Castro says he was misinterpreted on Cuban economy
By WILL WEISSERT
Associated Press Writer
HAVANA -- Fidel Castro said Friday his comments about the Cuban economic
model no longer working were misinterpreted by a visiting American
journalist - taking back an admission that caused a stir around the globe.
The 84-year-old ex-president said he was not misquoted but meant "the
opposite" of what he was reported as having said by The Atlantic
magazine reporter Jeffrey Goldberg.
Goldberg wrote Wednesday that during three days of interviews with
Castro in Havana last month, he asked the former leader over lunch and
wine if Cuba's communist system was still worth exporting to other
countries. He said Castro replied: "The Cuban model doesn't even work
for us anymore."
Castro read from Goldberg's blog during an event at the University of
Havana and said he was misunderstood.
"I expressed it to him without bitterness or worry. It's funny to me now
how he interpreted it, word for word, and how he consulted with Julia
Sweig, who accompanied him and gave a theory," Castro told those
assembled. "The reality is, my answer meant the opposite of what both
American journalists interpreted about the Cuban model."

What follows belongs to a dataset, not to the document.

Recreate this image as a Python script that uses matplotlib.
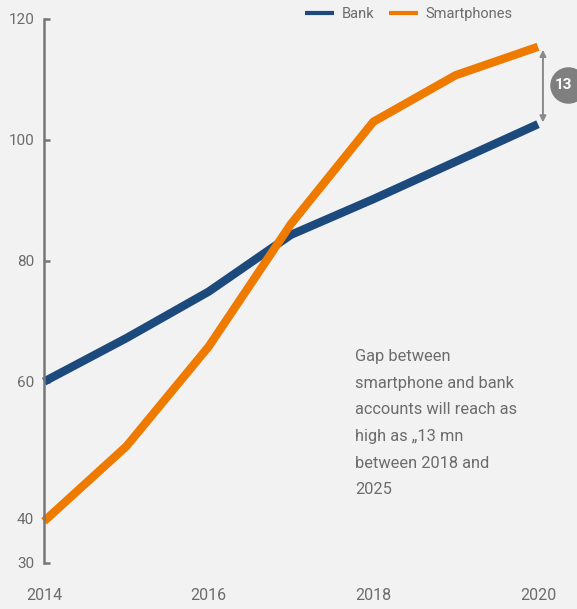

Sweig, a Cuba expert at the Washington-based Council on Foreign
Relations who came to Cuba with Goldberg, confirmed Castro's comment
earlier this week, telling The Associated Press it was in line with
calls by Raul Castro, Fidel's brother and successor as president, for
gradual but widespread economic and labor reform on the island.
Goldberg blogged that Sweig told him Raul Castro "is already loosening
the state's hold on the economy."
Since July 2006, when serious intestinal illness nearly killed Fidel
Castro and forced him to cede power to Raul, Cuba has implemented
reforms such as allowing the unrestricted sale of cell phones,
privatizing some state-run barbershops, licensing more private taxis and
distributing fallow government land to private farmers in hopes they
could put it to better use.
Still, Cuba's former "Maximum Leader" maintained Friday that wasn't what
he meant at all.
"My idea, as the whole world knows, is that the capitalist system no
long works - neither for the United States nor the world, which it
steers from crisis to crisis, which are ever more serious, global and
repetitive, and from which there is no escape," Castro said. "How could
such a system work for a socialist country like Cuba?"
The comments came during an unveiling at the university of "The
Strategic Counter-Offensive," Castro's second book on his revolution
that toppled Cuban dictator Fulgencio Batista in 1959 that he has
written and released in less than a month.
His tone was not angry, more baffled and even a bit bemused. At one
point Castro said, "I continue to think that Goldberg is a great
journalist. He doesn't invent phrases, he transmits them and interprets
them."
Castro had invited Goldberg to Cuba to discuss Iran - not domestic
island politics - and he apparently did not elaborate on his comment
about the economy, making it difficult to decipher the meaning.
Still, it made headlines globally: The Guardian newspaper of Britain
called it "an aside heard around the world."
Castro said Goldberg missed the irony in his quip and took issue for the
same reason with a a Goldberg blog entry from Tuesday, when he wrote
that during another conversation, Castro questioned his own actions
during the 1962 Cuban Missile Crisis - including his recommendation to
Soviet leaders that they use nuclear weapons against the United States.
Goldberg wrote that with Castro, he revisited the Missile Crisis,
asking: "At a certain point it seemed logical for you to recommend that
the Soviets bomb the U.S. Does what you recommended still seem logical now?"
He said Castro's answer surprised him: "After I've seen what I've seen,
and knowing what I know now, it wasn't worth it all."
"It's true that I broached the subject as (Goldberg) relates," Castro
said Friday. But he added that if he had known the true nature of Soviet
leader Nikita Khrushchev, he would have pushed for another course of action.
Castro said his remark to Goldberg came in "obvious reference to the
treachery of the Russian president who, saturated with alcoholic
substances, gave the United States all his country's most important
military secrets."
Castro did not take issue with other aspects of Goldberg's reporting,
such as his revelation that the gray-bearded revolutionary criticized
Iranian President Mahmoud Ahmadinejad for denying the Holocaust and for
what he called anti-Semitic attitudes.
Blogging about his trip to Cuba - which included a visit with Castro to
the dolphin show at Havana's aquarium - Goldberg said he would post
further items and write a longer piece for The Atlantic.
"He didn't mention many other aspects of our conversations," Castro said
Friday. "I will respect the confidentiality of the matters we discussed
while waiting with great interest his extensive article."